## Exercise instructions
Drop the pictures, then extract the listing word for word.

— START —

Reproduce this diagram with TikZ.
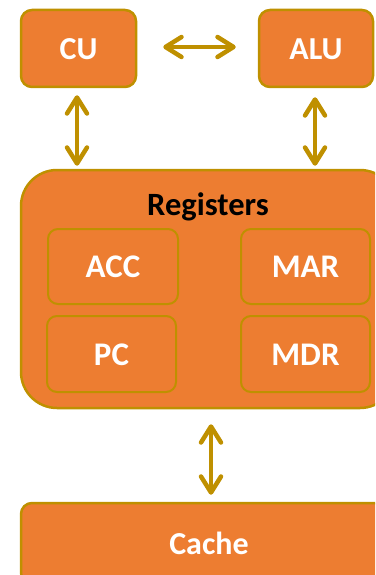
\documentclass[tikz,border=0pt]{standalone}
\usepackage{fontspec}
\setmainfont{Carlito}
\usetikzlibrary{arrows.meta}
\definecolor{boxfill}{HTML}{ED7D31}
\definecolor{boxline}{HTML}{BF9000}
\begin{document}
\begin{tikzpicture}[x=1pt,y=-1pt,
  unitbox/.style={draw=boxline, line width=2.5pt, fill=boxfill, rounded corners=11pt,
    text=white, font=\fontsize{32}{32}\selectfont\bfseries,
    text height=21.5pt, text depth=0pt, inner sep=0pt},
  regbox/.style={draw=boxline, line width=2pt, fill=boxfill, rounded corners=10pt,
    text=white, font=\fontsize{33}{33}\selectfont\bfseries,
    text height=22pt, text depth=0pt, inner sep=0pt},
  link/.style={draw=boxline, line width=4.5pt, line cap=round,
    {Straight Barb[length=16pt, width=20pt, round]}-{Straight Barb[length=16pt, width=20pt, round]}}
]
\useasboundingbox (0,0) rectangle (375,575);
\clip (0,0) rectangle (375,575);

% top row: control unit and ALU
\node[unitbox, minimum width=115pt, minimum height=77pt] (CU) at (78.5,48.5) {CU};
\node[unitbox, minimum width=114pt, minimum height=77pt] (ALU) at (316,48.5) {ALU};

% register file with its four registers
\node[draw=boxline, line width=2.5pt, fill=boxfill, rounded corners=36pt,
  minimum width=375pt, minimum height=238pt, inner sep=0pt] (regs) at (208.5,289) {};
\node[anchor=base, font=\fontsize{32.5}{32.5}\selectfont\bfseries, text=black, inner sep=0pt]
  (title) at (208,215) {Registers};
\node[regbox, minimum width=130pt, minimum height=75pt] (ACC) at (113,266.5) {ACC};
\node[regbox, minimum width=129pt, minimum height=75pt] (MAR) at (305.5,266.5) {MAR};
\node[regbox, minimum width=129pt, minimum height=76pt] (PC) at (111.5,354) {PC};
\node[regbox, minimum width=129pt, minimum height=76pt] (MDR) at (305.5,354) {MDR};

% cache
\node[unitbox, minimum width=376pt, minimum height=81pt] (Cache) at (209,543.5) {Cache};

% data paths
\draw[link] ([xshift=26pt,yshift=1.5pt]CU.east) -- ([xshift=-22pt,yshift=1.5pt]ALU.west);
\draw[link] ([xshift=-1.5pt,yshift=-7pt]CU.south) -- ([xshift=-1.5pt,yshift=3pt]CU.south |- regs.north);
\draw[link] ([xshift=-1pt,yshift=-9pt]ALU.south) -- ([xshift=-1pt,yshift=3pt]ALU.south |- regs.north);
\draw[link] ([xshift=2.5pt,yshift=-15pt]regs.south) -- ([xshift=2.5pt,yshift=7pt]regs.south |- Cache.north);
\end{tikzpicture}
\end{document}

— END —

## Solution
Reproduce this diagram with TikZ.
\documentclass[tikz,border=0pt]{standalone}
\usepackage{fontspec}
\setmainfont{Carlito}
\usetikzlibrary{arrows.meta}
\definecolor{boxfill}{HTML}{ED7D31}
\definecolor{boxline}{HTML}{BF9000}
\begin{document}
\begin{tikzpicture}[x=1pt,y=-1pt,
  unitbox/.style={draw=boxline, line width=2.5pt, fill=boxfill, rounded corners=11pt,
    text=white, font=\fontsize{32}{32}\selectfont\bfseries,
    text height=21.5pt, text depth=0pt, inner sep=0pt},
  regbox/.style={draw=boxline, line width=2pt, fill=boxfill, rounded corners=10pt,
    text=white, font=\fontsize{33}{33}\selectfont\bfseries,
    text height=22pt, text depth=0pt, inner sep=0pt},
  link/.style={draw=boxline, line width=4.5pt, line cap=round,
    {Straight Barb[length=16pt, width=20pt, round]}-{Straight Barb[length=16pt, width=20pt, round]}}
]
\useasboundingbox (0,0) rectangle (375,575);
\clip (0,0) rectangle (375,575);

% top row: control unit and ALU
\node[unitbox, minimum width=115pt, minimum height=77pt] (CU) at (78.5,48.5) {CU};
\node[unitbox, minimum width=114pt, minimum height=77pt] (ALU) at (316,48.5) {ALU};

% register file with its four registers
\node[draw=boxline, line width=2.5pt, fill=boxfill, rounded corners=36pt,
  minimum width=375pt, minimum height=238pt, inner sep=0pt] (regs) at (208.5,289) {};
\node[anchor=base, font=\fontsize{32.5}{32.5}\selectfont\bfseries, text=black, inner sep=0pt]
  (title) at (208,215) {Registers};
\node[regbox, minimum width=130pt, minimum height=75pt] (ACC) at (113,266.5) {ACC};
\node[regbox, minimum width=129pt, minimum height=75pt] (MAR) at (305.5,266.5) {MAR};
\node[regbox, minimum width=129pt, minimum height=76pt] (PC) at (111.5,354) {PC};
\node[regbox, minimum width=129pt, minimum height=76pt] (MDR) at (305.5,354) {MDR};

% cache
\node[unitbox, minimum width=376pt, minimum height=81pt] (Cache) at (209,543.5) {Cache};

% data paths
\draw[link] ([xshift=26pt,yshift=1.5pt]CU.east) -- ([xshift=-22pt,yshift=1.5pt]ALU.west);
\draw[link] ([xshift=-1.5pt,yshift=-7pt]CU.south) -- ([xshift=-1.5pt,yshift=3pt]CU.south |- regs.north);
\draw[link] ([xshift=-1pt,yshift=-9pt]ALU.south) -- ([xshift=-1pt,yshift=3pt]ALU.south |- regs.north);
\draw[link] ([xshift=2.5pt,yshift=-15pt]regs.south) -- ([xshift=2.5pt,yshift=7pt]regs.south |- Cache.north);
\end{tikzpicture}
\end{document}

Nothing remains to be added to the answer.